§ **What is expected**
Leave out all pictures. Return exactly the lines from the top of the material through the line containing "return 1 - py / H".

==== Given data

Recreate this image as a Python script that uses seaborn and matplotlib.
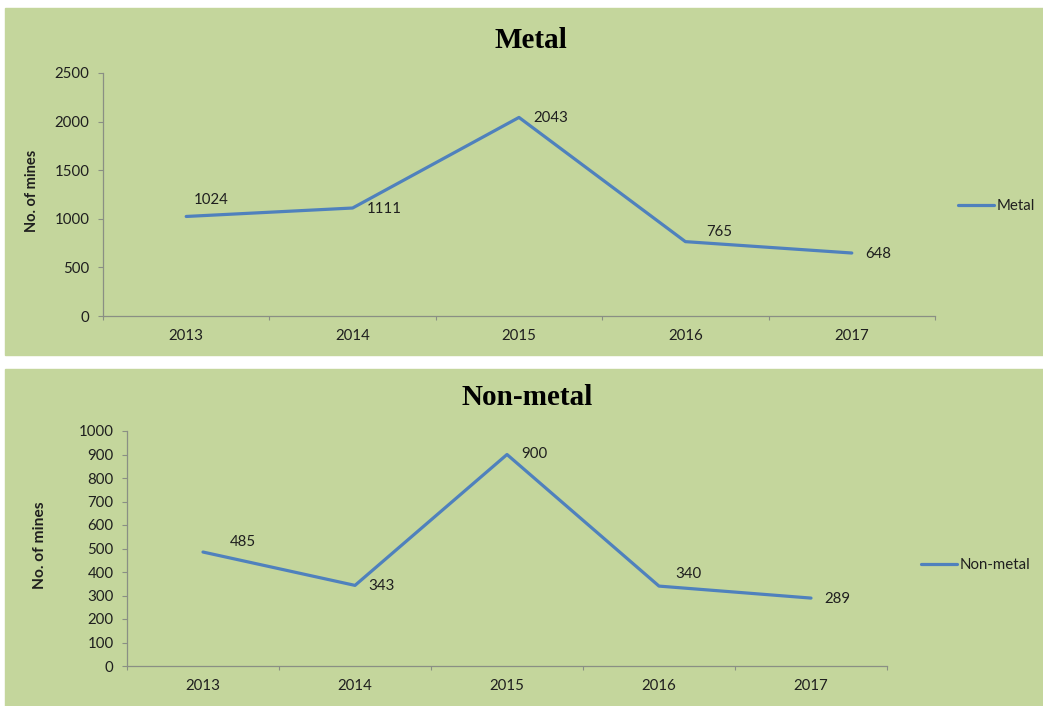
import matplotlib
matplotlib.use("Agg")
import matplotlib.pyplot as plt
from matplotlib.patches import Rectangle
import seaborn as sns
import pandas as pd

# data
years = ["2013", "2014", "2015", "2016", "2017"]
metal = [1024, 1111, 2043, 765, 648]
non_metal = [485, 343, 900, 340, 289]

# label offsets (points) for each data label
metal_off = [(5.5, 11.5), (10.5, -0.7), (10.5, -0.7), (15, 7), (10, -0.5)]
non_metal_off = [(19, 7), (9.5, -0.5), (10, 0), (12, 8.5), (9.5, -0.5)]

sns.set_style("white")
plt.rcParams["font.family"] = ["Lato", "DejaVu Sans"]

green = "#c4d69c"
blue = "#4f81bd"
txt = "#1f1f1f"
grey = "#8a8f84"
fs = 10.8

fig = plt.figure(figsize=(10.43, 7.06), dpi=100)
fig.patch.set_facecolor("white")
W, H = 1043, 706

def fx(px):
    return px / W

def fy(py):
    return 1 - py / H

# green chart areas, behind the axes
fig.patches.append(Rectangle((fx(5), fy(355)), fx(1038), (355 - 8) / H,
                             transform=fig.transFigure, color=green, zorder=-10))
fig.patches.append(Rectangle((fx(5), 0), fx(1038), (706 - 369) / H,
                             transform=fig.transFigure, color=green, zorder=-10))

panels = [
    dict(name="Metal", vals=metal, offs=metal_off, box=(103, 73, 935, 316),
         ymax=2500, step=500, title_xy=(531, 40), ylab_x=32, ylab_w="bold",
         ylab_fs=10.5, leg_xy=(958, 206)),
    dict(name="Non-metal", vals=non_metal, offs=non_metal_off, box=(127, 431, 887, 666),
         ymax=1000, step=100, title_xy=(527, 398), ylab_x=40, ylab_w="bold",
         ylab_fs=11.2, leg_xy=(921, 565)),
]

for p in panels:
    x0, y0, x1, y1 = p["box"]
    ax = fig.add_axes([fx(x0), fy(y1), (x1 - x0) / W, (y1 - y0) / H])
    ax.set_facecolor("none")
    ax.set_zorder(1)
    df = pd.DataFrame({"Year": years, "Mines": p["vals"]})
    sns.lineplot(data=df, x="Year", y="Mines", ax=ax, color=blue, lw=2.3,
                 label=p["name"], sort=False)
    ax.set_xlim(-0.5, len(years) - 0.5)
    ax.set_ylim(0, p["ymax"])
    ax.set_yticks(range(0, p["ymax"] + 1, p["step"]))
    ax.set_xticks(range(len(years)))
    ax.set_xticklabels(years)
    ax.set_xticks([i - 0.5 for i in range(len(years) + 1)], minor=True)
    ax.tick_params(axis="x", which="major", length=0, pad=9, labelsize=fs, labelcolor=txt)
    ax.tick_params(axis="x", which="minor", length=3, color=grey, width=0.8, direction="out",
                   bottom=True)
    ax.tick_params(axis="y", length=3.6, color=grey, width=0.8, pad=6,
                   labelsize=fs, labelcolor=txt, left=True)
    for s in ["top", "right"]:
        ax.spines[s].set_visible(False)
    for s in ["left", "bottom"]:
        ax.spines[s].set_color(grey)
        ax.spines[s].set_linewidth(0.9)
    ax.set_xlabel("")
    ax.set_ylabel("")

    for i, v in enumerate(p["vals"]):
        ax.annotate(str(v), (i, v), xytext=p["offs"][i], textcoords="offset points",
                    ha="left", va="center", fontsize=fs, color=txt)

    ax.legend(loc="center left", bbox_to_anchor=(fx(p["leg_xy"][0]), fy(p["leg_xy"][1])),
              bbox_transform=fig.transFigure, frameon=False, fontsize=fs,
              handlelength=2.4, handletextpad=0.15, borderpad=0, borderaxespad=0,
              labelcolor=txt)

    fig.text(fx(p["title_xy"][0]), fy(p["title_xy"][1]), p["name"], ha="center", va="center",
             fontsize=21, fontweight="bold", family=["Liberation Serif", "DejaVu Serif"],
             color="black")
    fig.text(fx(p["ylab_x"]), (fy(y0) + fy(y1)) / 2 + 0.005, "No. of mines", rotation=90,
             ha="center", va="center", fontsize=p["ylab_fs"], fontweight=p["ylab_w"], color=txt)

fig.savefig("out.png", dpi=100)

========

§ **Solution to this task**
Recreate this image as a Python script that uses seaborn and matplotlib.
import matplotlib
matplotlib.use("Agg")
import matplotlib.pyplot as plt
from matplotlib.patches import Rectangle
import seaborn as sns
import pandas as pd

# data
years = ["2013", "2014", "2015", "2016", "2017"]
metal = [1024, 1111, 2043, 765, 648]
non_metal = [485, 343, 900, 340, 289]

# label offsets (points) for each data label
metal_off = [(5.5, 11.5), (10.5, -0.7), (10.5, -0.7), (15, 7), (10, -0.5)]
non_metal_off = [(19, 7), (9.5, -0.5), (10, 0), (12, 8.5), (9.5, -0.5)]

sns.set_style("white")
plt.rcParams["font.family"] = ["Lato", "DejaVu Sans"]

green = "#c4d69c"
blue = "#4f81bd"
txt = "#1f1f1f"
grey = "#8a8f84"
fs = 10.8

fig = plt.figure(figsize=(10.43, 7.06), dpi=100)
fig.patch.set_facecolor("white")
W, H = 1043, 706

def fx(px):
    return px / W

def fy(py):
    return 1 - py / H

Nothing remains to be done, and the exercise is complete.